Открываю глаза, обхватываю себя руками и вглядываюсь в чернеющую даль неба. Ни одной звезды. Наверное, их прикрыли тучи. А может их и не существует вовсе, как и старой меня? Может, я все это себе придумала? Может, все происходит у меня в голове? И звезды – это вовсе никакие и не звезды, а просто блики от уличных фонарей. Ведь у меня всегда хорошо получалось обманывать. Особенно, саму себя.
- Астахова, ты идешь? – хриплый голос вырывает меня из мыслей и возвращает в дерзкую реальность. – Ты же замерзнешь.
Чувствую, как тепло постепенно уходит из моего тела. Его забрал наглый ветер, резкими порывами врезающийся мне в лицо, руки, живот. Огонь внутри погас так же быстро, как и зажегся.
- Не хочешь рассказать, как ты оказалась посреди дороги прямо под колесами моей машины?
Я пытаюсь ровно дышать. Сжимаю руки в кулаки, кутаюсь в осеннюю ветровку и облокачиваюсь о шершавую стену больницы.
- Василиса?
Кирилл называет меня по имени, и внутри что-то взрывается. Словно горячий кофе, оно обволакивает органы и приятной ноющей болью опускается на дно желудка.
- Не надо, - лишь шепчу я и обессилено улыбаюсь. – Не надо ввязываться в мою жизнь. Тебе не понравится.
- Это уже мне решать, Астахова. – Шатен ухмыляется, но усмешка быстро исчезает с его лица. Я нахожу в себе силы приподнять голову и взглянуть на него.
Кирилл стоит неподалеку, разглядывает меня своими черными любопытными глазами, склонив голову набок. Он закуривает, выпускает дым, и я чувствую, как тот проникает в меня, заполняя пустоту внутри. Из салона автомобиля играет музыка – единственное, что нарушает тишину на стоянке.
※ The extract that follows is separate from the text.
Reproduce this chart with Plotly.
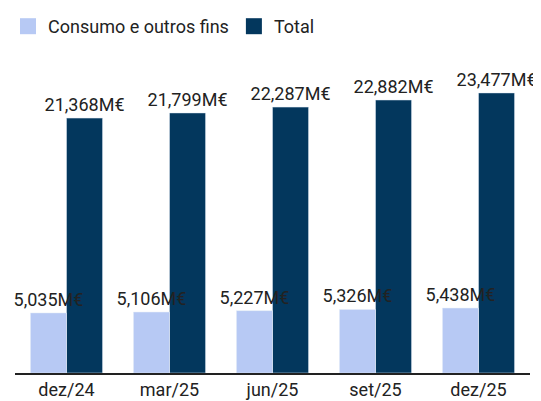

Наши взгляды пересекаются, и впервые я вижу не просто дьявольски черные глаза. Не просто озорной огонек, усмешку или лукавство. Я вижу глаза человека, который переживает. Который чувствует, сожалеет о чем-то, пытается забыть прошлое. Он словно пытается мне сказать что-то. Что-то, что не может произнести вслух. Что он понимает меня? Сочувствует? Жалеет?..
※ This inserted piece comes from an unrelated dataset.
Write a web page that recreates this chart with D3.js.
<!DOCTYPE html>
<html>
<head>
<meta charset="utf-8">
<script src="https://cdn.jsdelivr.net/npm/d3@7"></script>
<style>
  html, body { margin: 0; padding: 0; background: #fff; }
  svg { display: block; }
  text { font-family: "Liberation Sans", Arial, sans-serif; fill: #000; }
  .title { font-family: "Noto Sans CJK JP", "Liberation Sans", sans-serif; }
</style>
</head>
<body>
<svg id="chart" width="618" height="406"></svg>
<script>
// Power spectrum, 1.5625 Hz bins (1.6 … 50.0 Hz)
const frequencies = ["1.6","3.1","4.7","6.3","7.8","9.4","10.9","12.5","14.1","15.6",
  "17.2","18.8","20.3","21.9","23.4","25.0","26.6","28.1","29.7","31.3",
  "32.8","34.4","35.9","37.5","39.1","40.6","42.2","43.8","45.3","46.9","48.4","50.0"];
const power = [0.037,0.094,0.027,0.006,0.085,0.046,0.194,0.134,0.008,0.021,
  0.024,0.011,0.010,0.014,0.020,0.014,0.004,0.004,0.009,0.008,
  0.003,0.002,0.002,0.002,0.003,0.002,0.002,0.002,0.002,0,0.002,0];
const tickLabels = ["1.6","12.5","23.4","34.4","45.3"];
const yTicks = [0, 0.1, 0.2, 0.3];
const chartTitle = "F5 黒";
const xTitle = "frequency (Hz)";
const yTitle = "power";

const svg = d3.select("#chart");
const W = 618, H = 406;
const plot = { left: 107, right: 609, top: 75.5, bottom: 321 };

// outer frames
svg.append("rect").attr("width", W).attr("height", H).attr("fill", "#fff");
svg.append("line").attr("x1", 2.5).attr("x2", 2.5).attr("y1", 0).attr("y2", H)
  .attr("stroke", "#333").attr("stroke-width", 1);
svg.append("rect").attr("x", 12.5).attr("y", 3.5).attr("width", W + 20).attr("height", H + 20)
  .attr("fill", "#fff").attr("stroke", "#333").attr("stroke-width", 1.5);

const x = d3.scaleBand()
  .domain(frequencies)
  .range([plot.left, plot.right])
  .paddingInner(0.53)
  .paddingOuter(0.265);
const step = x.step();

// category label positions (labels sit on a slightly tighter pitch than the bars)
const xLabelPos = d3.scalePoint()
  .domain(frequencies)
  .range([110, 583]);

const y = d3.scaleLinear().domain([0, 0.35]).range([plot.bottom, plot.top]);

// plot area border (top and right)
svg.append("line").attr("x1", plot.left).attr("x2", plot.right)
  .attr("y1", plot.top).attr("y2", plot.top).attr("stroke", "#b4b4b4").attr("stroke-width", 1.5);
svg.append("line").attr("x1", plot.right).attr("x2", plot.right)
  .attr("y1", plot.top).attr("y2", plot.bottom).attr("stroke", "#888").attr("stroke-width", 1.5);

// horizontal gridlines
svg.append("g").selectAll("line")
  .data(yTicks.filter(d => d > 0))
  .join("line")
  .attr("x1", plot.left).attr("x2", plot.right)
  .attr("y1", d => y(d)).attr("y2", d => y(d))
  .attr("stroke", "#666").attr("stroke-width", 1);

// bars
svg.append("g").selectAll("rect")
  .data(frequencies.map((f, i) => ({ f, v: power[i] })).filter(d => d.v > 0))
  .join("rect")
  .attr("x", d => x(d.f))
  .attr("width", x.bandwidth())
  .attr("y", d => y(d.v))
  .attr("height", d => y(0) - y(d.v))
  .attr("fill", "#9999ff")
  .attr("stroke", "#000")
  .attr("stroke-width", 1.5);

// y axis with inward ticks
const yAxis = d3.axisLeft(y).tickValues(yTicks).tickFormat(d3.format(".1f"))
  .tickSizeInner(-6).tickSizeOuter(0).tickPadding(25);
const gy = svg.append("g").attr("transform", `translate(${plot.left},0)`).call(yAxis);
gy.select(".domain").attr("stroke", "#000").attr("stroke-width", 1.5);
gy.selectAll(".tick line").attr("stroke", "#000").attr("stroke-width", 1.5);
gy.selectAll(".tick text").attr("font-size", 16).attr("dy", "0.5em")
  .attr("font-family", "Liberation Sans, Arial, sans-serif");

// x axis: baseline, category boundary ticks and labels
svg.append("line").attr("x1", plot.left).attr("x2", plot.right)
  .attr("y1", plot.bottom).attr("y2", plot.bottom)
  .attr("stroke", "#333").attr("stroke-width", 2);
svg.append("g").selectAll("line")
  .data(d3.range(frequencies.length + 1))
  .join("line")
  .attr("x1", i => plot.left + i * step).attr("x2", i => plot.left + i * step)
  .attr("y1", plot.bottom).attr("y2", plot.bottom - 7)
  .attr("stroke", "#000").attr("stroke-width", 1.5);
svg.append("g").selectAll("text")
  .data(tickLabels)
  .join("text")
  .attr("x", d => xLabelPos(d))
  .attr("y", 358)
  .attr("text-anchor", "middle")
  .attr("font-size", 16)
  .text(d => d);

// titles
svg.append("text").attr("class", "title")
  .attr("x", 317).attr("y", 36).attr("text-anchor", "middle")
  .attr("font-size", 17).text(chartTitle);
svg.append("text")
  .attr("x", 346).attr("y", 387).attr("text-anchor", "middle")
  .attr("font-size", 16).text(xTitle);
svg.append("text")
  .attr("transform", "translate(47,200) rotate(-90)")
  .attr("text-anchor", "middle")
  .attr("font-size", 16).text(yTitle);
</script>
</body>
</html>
Не выдерживая тяжелого взгляда, я поднимаю глаза в небо. Одна за другой на нем начинают появляться звезды, делая бескрайнее полотно немного светлее и уютнее. Они, как маленькие новогодние фонарики: красивые, но такие же пустые и безжизненные. Нет, все-таки они существуют. И какой бы несправедливой и одинокой не была моя жизнь, я тоже существую.